Here, the Supreme Court properly accepted the conclusion of *957the condemnee’s appraiser that the property’s highest and best use was for multi-family residential development. The condemnee’s appraiser sufficiently and credibly explained the basis for his selection of comparable properties and relevant adjustments made to the valuation of these properties. In contrast, the condemnor, the Village of Haverstraw, did not demonstrate that, absent the urban redevelopment plan, which encompassed the subject property, the property would have been suitable only for light industrial development (see Gyrodyne Co. of Am., Inc. v State of New York, 89 AD3d at 989; cf. Matter of City of New York [Broadway Cary Corp.], 34 NY2d 535, 536 [1974]; Broadway Assoc. v State of New York, 18 AD3d at 688). Contrary to the Village’s contention, the court’s decision does not indicate that it improperly incorporated the enhancement to the subject property’s value which resulted from the village’s urban redevelopment project (see Matter of Village of Port Chester [Bologna], 95 AD3d at 897; Matter of Queens W. Dev. Corp., 289 AD2d at 336).

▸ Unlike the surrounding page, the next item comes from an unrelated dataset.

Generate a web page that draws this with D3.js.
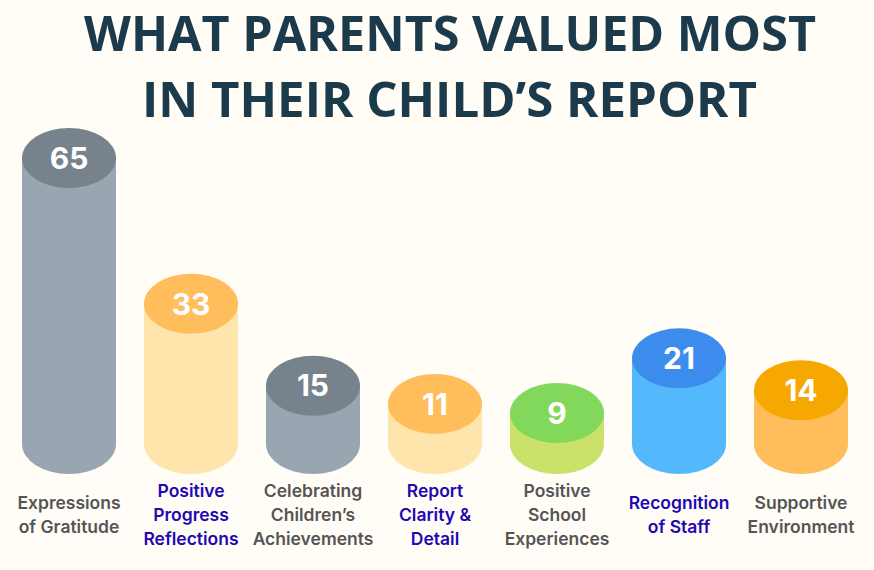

Although the Supreme Court made certain changes to the final results presented in the condemnee’s appraisal, it adequately explained its reasons for making those changes. Thus, the court’s determination was within the range of expert testimony and adequately supported by the record (see Chester Indus. Park Assoc., L.P. v State of New York, 103 AD3d at 828; Gyrodyne Co. of Am., Inc. v State of New York, 89 AD3d at 989; Matter of Board of Commr. of Great Neck Park Dist. of Town of N. Hempstead v Kings Point Hgts., LLC, 74 AD3d at 805-806; Matter of Town of E. Hampton [Windmill II Affordable Hous. Project (9 Parcels)], 44 AD3d 963, 964 [2007]; Rockland Dev. Assoc. v State of New York, 15 AD3d 381, 381-382 [2005]).

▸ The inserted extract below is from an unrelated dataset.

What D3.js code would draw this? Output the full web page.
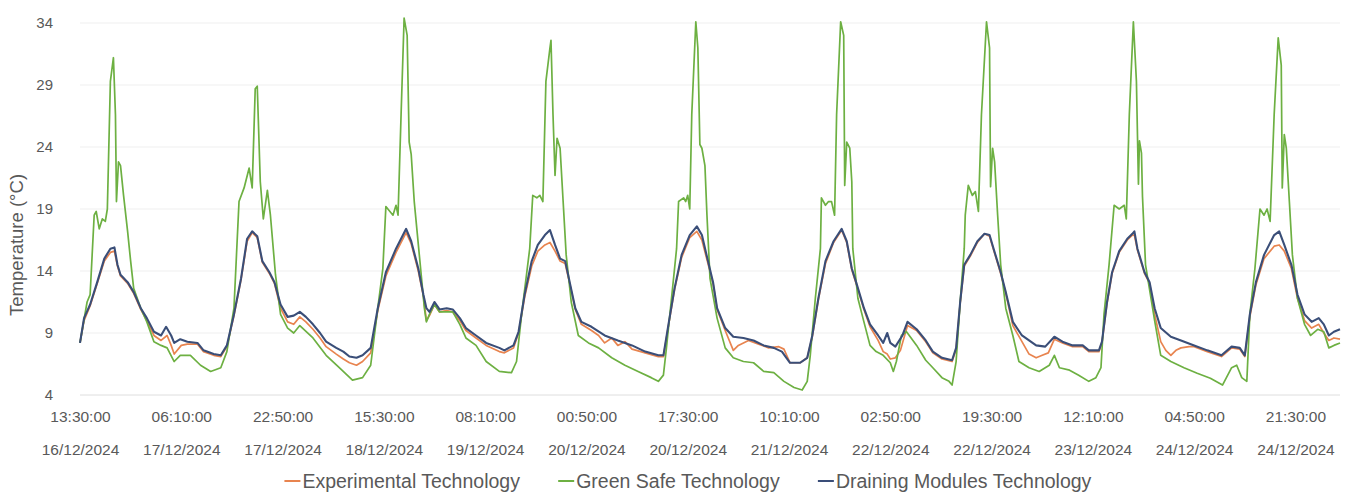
<!DOCTYPE html>
<html>
<head>
<meta charset="utf-8">
<script src="https://cdn.jsdelivr.net/npm/d3@7"></script>
<style>
  body { margin: 0; background: #ffffff; }
  svg text { font-family: "Liberation Sans", Arial, sans-serif; fill: #595959; }
</style>
</head>
<body>
<svg id="chart" width="1354" height="494"></svg>
<script>
// Readings every 10 minutes from 16/12/2024 13:30; "step" = index of the 10-minute reading.
const timeLabels = ["13:30:00","06:10:00","22:50:00","15:30:00","08:10:00","00:50:00","17:30:00",
                    "10:10:00","02:50:00","19:30:00","12:10:00","04:50:00","21:30:00"];
const dateLabels = ["16/12/2024","17/12/2024","17/12/2024","18/12/2024","19/12/2024","20/12/2024","20/12/2024",
                    "21/12/2024","22/12/2024","22/12/2024","23/12/2024","24/12/2024","24/12/2024"];
const tickSteps = [0,100,200,300,400,500,600,700,800,900,1000,1100,1200];
const lastStep = 1244;
const yTicks = [4,9,14,19,24,29,34];
const seriesNames = ["Experimental Technology","Green Safe Technology","Draining Modules Technology"];
const seriesColors = ["#E8844F","#6DB042","#3A4E78"];

// [step, temperature °C]
const experimental = [[0,8.2],[4,10.0],[10,11.2],[17,13.0],[24,14.8],[30,15.5],[34,15.6],[37,14.4],[40,13.6],[47,13.0],[53,12.2],[60,10.9],[66,10.0],[73,8.8],[80,8.4],[86,8.8],[90,8.0],[93,7.3],[100,8.0],[106,8.1],[116,8.1],[122,7.5],[132,7.2],[139,7.1],[145,7.9],[152,10.4],[159,13.3],[165,16.4],[170,17.1],[175,16.7],[180,14.7],[187,13.8],[192,13.0],[198,11.0],[205,9.9],[211,9.7],[217,10.3],[223,9.9],[230,9.3],[237,8.6],[243,7.9],[253,7.3],[260,6.9],[266,6.6],[273,6.4],[279,6.7],[287,7.4],[294,10.8],[302,13.6],[312,15.5],[322,17.1],[327,16.2],[334,14.0],[339,12.0],[342,10.0],[345,10.4],[350,11.3],[355,10.7],[362,10.8],[368,10.7],[375,10.0],[381,9.2],[391,8.6],[401,8.0],[414,7.5],[419,7.4],[428,7.8],[433,9.0],[439,11.9],[446,14.4],[452,15.6],[459,16.1],[464,16.3],[469,15.6],[474,14.8],[479,14.6],[484,12.8],[489,10.9],[495,9.7],[505,9.2],[512,8.8],[518,8.2],[525,8.6],[531,8.0],[538,8.3],[545,7.7],[558,7.4],[571,7.1],[576,7.1],[581,9.6],[587,12.5],[594,15.1],[602,16.7],[609,17.2],[614,16.5],[620,14.6],[625,13.0],[629,10.9],[637,9.2],[645,7.6],[650,8.0],[660,8.4],[670,8.1],[680,7.8],[690,7.9],[695,7.7],[701,6.6],[711,6.6],[718,7.0],[723,8.7],[729,11.7],[736,14.6],[744,16.3],[752,17.3],[757,16.3],[762,14.1],[767,12.8],[774,10.9],[780,9.5],[788,8.4],[793,7.5],[797,7.3],[800,6.9],[805,7.0],[810,7.6],[817,9.6],[826,9.2],[835,8.3],[842,7.4],[851,6.9],[861,6.7],[865,7.7],[869,11.4],[873,14.4],[879,15.2],[886,16.3],[893,17.0],[898,16.8],[902,15.7],[909,13.8],[914,12.2],[921,9.6],[930,8.3],[937,7.3],[944,7.0],[950,7.2],[956,7.4],[962,8.5],[970,8.2],[980,7.9],[990,7.9],[996,7.5],[1006,7.5],[1009,8.2],[1014,11.4],[1019,13.8],[1026,15.5],[1034,16.5],[1039,16.9],[1041,16.9],[1044,15.7],[1051,13.8],[1056,13.0],[1061,10.5],[1067,8.3],[1072,7.6],[1077,7.2],[1082,7.6],[1087,7.8],[1095,7.9],[1100,7.9],[1113,7.5],[1127,7.1],[1137,7.8],[1145,7.7],[1150,7.1],[1155,10.3],[1161,12.9],[1169,15.0],[1179,16.0],[1184,16.1],[1189,15.6],[1196,14.2],[1202,11.8],[1209,10.0],[1216,9.4],[1223,9.7],[1228,9.0],[1233,8.4],[1238,8.6],[1244,8.5]];

const greenSafe = [[0,8.2],[7,11.5],[10,12.1],[14,18.5],[16,18.8],[19,17.4],[22,18.2],[25,18.0],[27,19.0],[30,29.3],[33,31.2],[35,26.6],[36,19.6],[38,22.8],[40,22.5],[43,20.1],[47,17.2],[50,14.8],[53,12.6],[60,11.0],[66,9.9],[73,8.3],[80,8.0],[86,7.8],[93,6.7],[99,7.2],[109,7.2],[119,6.4],[129,5.9],[139,6.2],[145,7.5],[152,11.0],[157,19.6],[162,20.7],[167,22.3],[170,20.7],[173,28.7],[175,28.9],[178,21.2],[181,18.2],[185,20.5],[188,18.5],[193,13.7],[198,10.5],[205,9.4],[211,9.0],[217,9.6],[230,8.6],[243,7.2],[256,6.2],[269,5.2],[279,5.4],[287,6.4],[294,11.0],[299,14.2],[302,19.2],[306,18.8],[309,18.5],[312,19.3],[314,18.5],[317,26.6],[320,34.4],[323,33.0],[325,24.4],[327,23.4],[330,19.6],[335,15.3],[340,11.0],[342,9.9],[345,10.5],[350,11.3],[355,10.7],[368,10.7],[375,9.7],[381,8.6],[391,8.0],[401,6.7],[414,5.9],[426,5.8],[431,6.7],[436,10.5],[444,15.8],[447,20.1],[451,19.9],[454,20.1],[457,19.6],[460,29.3],[464,32.0],[465,32.6],[467,26.6],[469,21.7],[471,24.7],[474,23.9],[477,19.6],[480,15.3],[485,11.5],[492,8.8],[502,8.2],[512,7.8],[525,7.0],[538,6.4],[551,5.9],[564,5.4],[571,5.1],[576,5.6],[579,7.8],[584,11.8],[589,15.8],[591,19.6],[596,19.9],[598,19.6],[600,20.1],[602,19.0],[604,26.6],[608,34.1],[610,32.0],[612,24.2],[614,23.9],[617,22.5],[619,18.5],[622,13.4],[629,10.2],[637,7.8],[645,7.0],[655,6.7],[665,6.6],[675,5.9],[685,5.8],[695,5.1],[705,4.6],[713,4.4],[718,5.1],[721,7.2],[726,11.8],[731,15.8],[732,19.9],[736,19.3],[739,19.6],[742,19.6],[745,18.5],[747,26.6],[751,34.1],[754,33.0],[755,20.9],[757,24.4],[760,23.9],[762,21.2],[763,15.8],[768,11.8],[773,10.2],[780,8.0],[786,7.5],[793,7.2],[800,6.6],[803,5.9],[806,6.7],[811,8.8],[816,9.1],[826,8.0],[835,6.8],[842,6.2],[851,5.4],[858,5.1],[861,4.8],[865,6.7],[869,11.5],[873,15.8],[874,18.5],[877,20.9],[881,20.1],[884,20.4],[887,18.8],[890,26.6],[895,34.1],[898,32.0],[899,20.8],[901,23.9],[903,22.8],[906,18.5],[909,14.5],[914,11.0],[921,8.8],[927,6.7],[937,6.2],[947,5.9],[957,6.4],[962,7.2],[967,6.2],[977,6.0],[986,5.6],[996,5.1],[1003,5.4],[1008,6.2],[1011,10.5],[1016,14.5],[1021,19.3],[1026,19.0],[1031,19.3],[1033,18.2],[1036,26.6],[1040,34.1],[1043,29.3],[1045,21.0],[1046,24.5],[1048,23.5],[1049,20.0],[1052,14.5],[1061,10.0],[1067,7.2],[1077,6.7],[1090,6.2],[1103,5.75],[1116,5.35],[1128,4.8],[1137,6.2],[1142,6.4],[1147,5.4],[1152,5.1],[1155,10.5],[1160,14.2],[1165,19.0],[1169,18.5],[1172,19.0],[1175,18.0],[1179,26.6],[1183,32.8],[1186,30.6],[1187,20.7],[1189,25.0],[1191,23.9],[1194,19.6],[1197,15.3],[1202,11.8],[1209,9.7],[1215,8.8],[1222,9.3],[1228,9.1],[1233,7.8],[1238,8.0],[1244,8.2]];

const draining = [[0,8.2],[4,10.2],[10,11.3],[17,13.1],[24,15.0],[30,15.8],[34,15.9],[37,14.5],[40,13.7],[47,13.1],[53,12.3],[60,11.0],[66,10.2],[73,9.1],[80,8.8],[85,9.5],[90,8.8],[93,8.2],[99,8.5],[106,8.3],[116,8.2],[122,7.6],[132,7.3],[139,7.2],[145,8.0],[152,10.5],[159,13.4],[165,16.6],[170,17.2],[175,16.8],[180,14.8],[187,13.9],[192,13.1],[198,11.3],[205,10.3],[211,10.4],[217,10.7],[223,10.3],[230,9.7],[237,9.0],[243,8.3],[253,7.8],[260,7.5],[266,7.1],[273,7.0],[279,7.2],[287,7.8],[294,11.0],[302,13.9],[312,15.8],[322,17.4],[327,16.4],[334,14.2],[339,12.1],[342,11.0],[345,10.7],[350,11.5],[355,10.9],[362,11.0],[368,10.9],[375,10.2],[381,9.4],[391,8.8],[401,8.2],[414,7.8],[419,7.6],[428,8.0],[433,9.1],[439,12.1],[446,14.8],[452,16.1],[459,16.9],[464,17.3],[469,16.1],[474,15.0],[479,14.8],[484,12.9],[489,11.0],[495,9.9],[505,9.5],[518,8.8],[531,8.4],[545,8.0],[558,7.5],[571,7.2],[576,7.2],[581,9.7],[587,12.6],[594,15.3],[602,16.9],[609,17.6],[614,16.9],[620,14.8],[625,13.1],[629,11.0],[637,9.4],[645,8.7],[655,8.6],[665,8.4],[675,8.0],[685,7.8],[693,7.5],[701,6.6],[711,6.6],[718,7.0],[723,8.8],[729,11.8],[736,14.8],[744,16.4],[752,17.4],[757,16.4],[762,14.2],[767,12.9],[774,11.0],[780,9.7],[788,8.8],[793,8.2],[797,9.0],[800,8.2],[805,7.9],[812,8.8],[817,9.9],[826,9.3],[835,8.4],[842,7.5],[851,7.0],[861,6.8],[865,7.8],[869,11.5],[873,14.5],[879,15.3],[886,16.4],[893,17.0],[898,16.9],[902,15.8],[909,13.9],[914,12.3],[921,9.9],[930,8.8],[944,8.0],[953,7.9],[962,8.7],[970,8.3],[980,8.0],[990,8.0],[996,7.6],[1006,7.6],[1009,8.3],[1014,11.5],[1019,13.9],[1026,15.6],[1034,16.6],[1039,17.0],[1041,17.2],[1044,15.8],[1051,13.9],[1056,13.1],[1061,11.0],[1067,9.4],[1077,8.7],[1087,8.4],[1100,8.0],[1113,7.6],[1127,7.2],[1137,7.9],[1145,7.8],[1150,7.2],[1155,10.5],[1161,13.1],[1169,15.3],[1179,16.9],[1184,17.2],[1189,16.1],[1196,14.5],[1202,12.1],[1209,10.5],[1216,9.9],[1223,10.2],[1228,9.7],[1233,8.8],[1238,9.1],[1244,9.3]];

const svg = d3.select("#chart");
const plot = { left: 80, right: 1340, top: 23, bottom: 395 };

const x = d3.scaleLinear().domain([0, lastStep]).range([plot.left, plot.right]);
const y = d3.scaleLinear().domain([4, 34]).range([plot.bottom, plot.top]);

// horizontal gridlines
svg.append("g")
  .selectAll("line")
  .data(yTicks.filter(t => t !== 4))
  .join("line")
  .attr("x1", plot.left).attr("x2", plot.right)
  .attr("y1", d => y(d)).attr("y2", d => y(d))
  .attr("stroke", "#efefef").attr("stroke-width", 1);

// category axis baseline
svg.append("line")
  .attr("x1", plot.left).attr("x2", plot.right)
  .attr("y1", y(4)).attr("y2", y(4))
  .attr("stroke", "#dedede").attr("stroke-width", 1);

// y axis
const yAxis = svg.append("g")
  .attr("transform", `translate(${plot.left - 27},0)`)
  .call(d3.axisLeft(y).tickValues(yTicks).tickSize(0).tickPadding(0).tickFormat(d3.format("d")));
yAxis.select(".domain").remove();
yAxis.selectAll("text").style("font-size", "15px").attr("fill", "#595959");

// x axis: time on the first line, date on the second
const xAxis = svg.append("g")
  .attr("transform", `translate(0,${plot.bottom})`)
  .call(d3.axisBottom(x).tickValues(tickSteps).tickSize(0).tickPadding(0).tickFormat(""));
xAxis.select(".domain").remove();
xAxis.selectAll(".tick").each(function(d, i) {
  const t = d3.select(this);
  t.select("text").remove();
  t.append("text").attr("y", 27).attr("text-anchor", "middle")
    .style("font-size", "15.5px").attr("fill", "#595959").text(timeLabels[i]);
  t.append("text").attr("y", 60).attr("text-anchor", "middle")
    .style("font-size", "15.5px").attr("fill", "#595959").text(dateLabels[i]);
});

// y axis title
svg.append("text")
  .attr("transform", "translate(23,245) rotate(-90)")
  .attr("text-anchor", "middle")
  .style("font-size", "18.5px")
  .text("Temperature (°C)");

// series lines
const line = d3.line().x(d => x(d[0])).y(d => y(d[1])).curve(d3.curveLinear);
const seriesData = [experimental, greenSafe, draining];
const widths = [1.7, 1.7, 2.1];
svg.append("g").selectAll("path")
  .data(seriesData)
  .join("path")
  .attr("d", line)
  .attr("fill", "none")
  .attr("stroke", (d, i) => seriesColors[i])
  .attr("stroke-width", (d, i) => widths[i])
  .attr("stroke-linejoin", "round");

// legend, centred under the chart
const legend = svg.append("g").attr("transform", "translate(0,481)");
const items = legend.selectAll("g").data(seriesNames).join("g");
items.append("line")
  .attr("x1", 0).attr("x2", 16).attr("y1", 0).attr("y2", 0)
  .attr("stroke", (d, i) => seriesColors[i]).attr("stroke-width", 2);
items.append("text")
  .attr("x", 18).attr("dy", "0.35em")
  .style("font-size", "19.5px")
  .text(d => d);
let cursor = 0;
const offsets = [];
items.each(function() {
  offsets.push(cursor);
  cursor += this.getBBox().width + 38;
});
const totalWidth = cursor - 38;
const start = 688 - totalWidth / 2;
items.attr("transform", (d, i) => `translate(${start + offsets[i]},0)`);
</script>
</body>
</html>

Contrary to the condemnee’s contention, the Supreme Court did not err in valuing the subject property on a per-acre basis rather than on the basis of how many units could be developed thereon (see Matter of County of Suffolk [Firester], 37 NY2d at 653; Matter of Breitenstein v State of New York, 245 AD2d at 839-840).
The parties’ remaining contentions need not be reached in light of our determination, or are without merit. Rivera, J.E, Leventhal, Hall and Roman, JJ., concur.